**Materials provided**
[start]
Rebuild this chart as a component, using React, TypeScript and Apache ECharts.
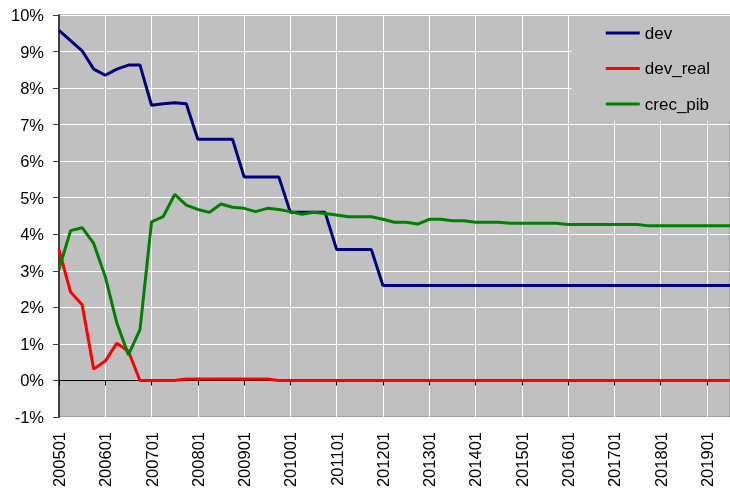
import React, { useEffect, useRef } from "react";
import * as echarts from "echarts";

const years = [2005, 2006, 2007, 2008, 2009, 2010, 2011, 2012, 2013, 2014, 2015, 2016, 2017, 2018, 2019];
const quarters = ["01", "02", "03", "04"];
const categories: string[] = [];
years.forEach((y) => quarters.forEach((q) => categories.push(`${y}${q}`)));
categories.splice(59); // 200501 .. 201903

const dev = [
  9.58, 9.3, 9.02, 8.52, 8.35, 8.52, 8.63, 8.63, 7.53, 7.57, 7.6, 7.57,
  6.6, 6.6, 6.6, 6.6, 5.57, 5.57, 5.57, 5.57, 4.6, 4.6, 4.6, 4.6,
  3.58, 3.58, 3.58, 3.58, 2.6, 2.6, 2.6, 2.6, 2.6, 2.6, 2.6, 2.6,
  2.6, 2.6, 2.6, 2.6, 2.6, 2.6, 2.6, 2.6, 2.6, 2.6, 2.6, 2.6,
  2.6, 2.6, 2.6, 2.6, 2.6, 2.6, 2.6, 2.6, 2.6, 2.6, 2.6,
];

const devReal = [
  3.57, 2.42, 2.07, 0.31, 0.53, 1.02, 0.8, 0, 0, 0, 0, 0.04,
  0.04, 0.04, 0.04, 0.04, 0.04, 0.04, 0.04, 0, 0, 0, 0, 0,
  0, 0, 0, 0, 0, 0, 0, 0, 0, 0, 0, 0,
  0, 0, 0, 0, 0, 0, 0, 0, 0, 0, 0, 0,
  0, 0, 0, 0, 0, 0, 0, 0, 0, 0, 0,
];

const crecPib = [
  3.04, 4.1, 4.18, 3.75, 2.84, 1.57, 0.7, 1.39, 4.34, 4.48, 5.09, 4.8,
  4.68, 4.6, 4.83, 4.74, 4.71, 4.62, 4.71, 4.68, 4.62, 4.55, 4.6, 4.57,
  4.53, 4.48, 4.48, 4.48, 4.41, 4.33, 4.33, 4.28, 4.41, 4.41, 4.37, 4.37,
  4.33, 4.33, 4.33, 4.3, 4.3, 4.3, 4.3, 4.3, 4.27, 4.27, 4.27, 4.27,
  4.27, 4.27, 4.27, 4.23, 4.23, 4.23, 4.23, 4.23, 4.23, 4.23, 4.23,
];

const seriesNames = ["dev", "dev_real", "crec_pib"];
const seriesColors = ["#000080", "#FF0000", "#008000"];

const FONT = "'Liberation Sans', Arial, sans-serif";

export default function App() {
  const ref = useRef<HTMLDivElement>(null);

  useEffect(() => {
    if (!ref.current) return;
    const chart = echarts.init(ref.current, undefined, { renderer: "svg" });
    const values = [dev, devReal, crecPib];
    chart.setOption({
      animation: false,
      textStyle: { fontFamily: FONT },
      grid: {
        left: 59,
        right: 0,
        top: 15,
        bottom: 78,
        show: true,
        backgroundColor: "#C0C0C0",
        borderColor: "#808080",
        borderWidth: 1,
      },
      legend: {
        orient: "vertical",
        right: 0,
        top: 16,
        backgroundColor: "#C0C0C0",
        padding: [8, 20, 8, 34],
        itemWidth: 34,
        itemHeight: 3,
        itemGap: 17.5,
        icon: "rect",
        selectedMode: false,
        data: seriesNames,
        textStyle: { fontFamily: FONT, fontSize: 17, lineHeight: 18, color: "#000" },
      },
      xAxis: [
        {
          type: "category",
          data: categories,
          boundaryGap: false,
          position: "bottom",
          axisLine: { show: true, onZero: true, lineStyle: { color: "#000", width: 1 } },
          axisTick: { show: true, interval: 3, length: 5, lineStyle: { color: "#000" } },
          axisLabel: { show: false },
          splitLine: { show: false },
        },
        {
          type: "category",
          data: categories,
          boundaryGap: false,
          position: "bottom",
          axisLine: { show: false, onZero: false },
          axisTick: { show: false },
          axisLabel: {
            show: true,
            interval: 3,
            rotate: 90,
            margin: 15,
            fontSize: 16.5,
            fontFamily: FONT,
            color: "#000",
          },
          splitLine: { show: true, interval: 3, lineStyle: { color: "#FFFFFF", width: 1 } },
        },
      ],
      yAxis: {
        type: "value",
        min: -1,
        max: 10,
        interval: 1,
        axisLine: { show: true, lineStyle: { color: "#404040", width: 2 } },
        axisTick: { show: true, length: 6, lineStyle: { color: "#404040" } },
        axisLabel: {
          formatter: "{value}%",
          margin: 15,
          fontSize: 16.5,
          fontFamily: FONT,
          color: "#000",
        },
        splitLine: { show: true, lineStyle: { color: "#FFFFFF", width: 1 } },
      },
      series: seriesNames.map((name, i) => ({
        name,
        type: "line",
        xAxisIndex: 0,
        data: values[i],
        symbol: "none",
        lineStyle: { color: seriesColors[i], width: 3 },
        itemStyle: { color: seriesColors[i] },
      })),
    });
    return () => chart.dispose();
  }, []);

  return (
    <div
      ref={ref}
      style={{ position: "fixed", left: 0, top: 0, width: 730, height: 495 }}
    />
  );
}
[end]
[start]
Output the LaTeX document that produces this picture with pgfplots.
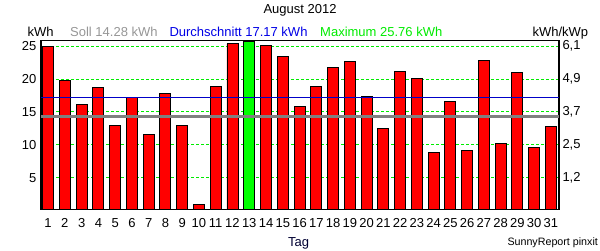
[end]
**What to work on**
What is the number of lines in this material that hold the string "React"? Answer with that number only.

**Exercise solution**
2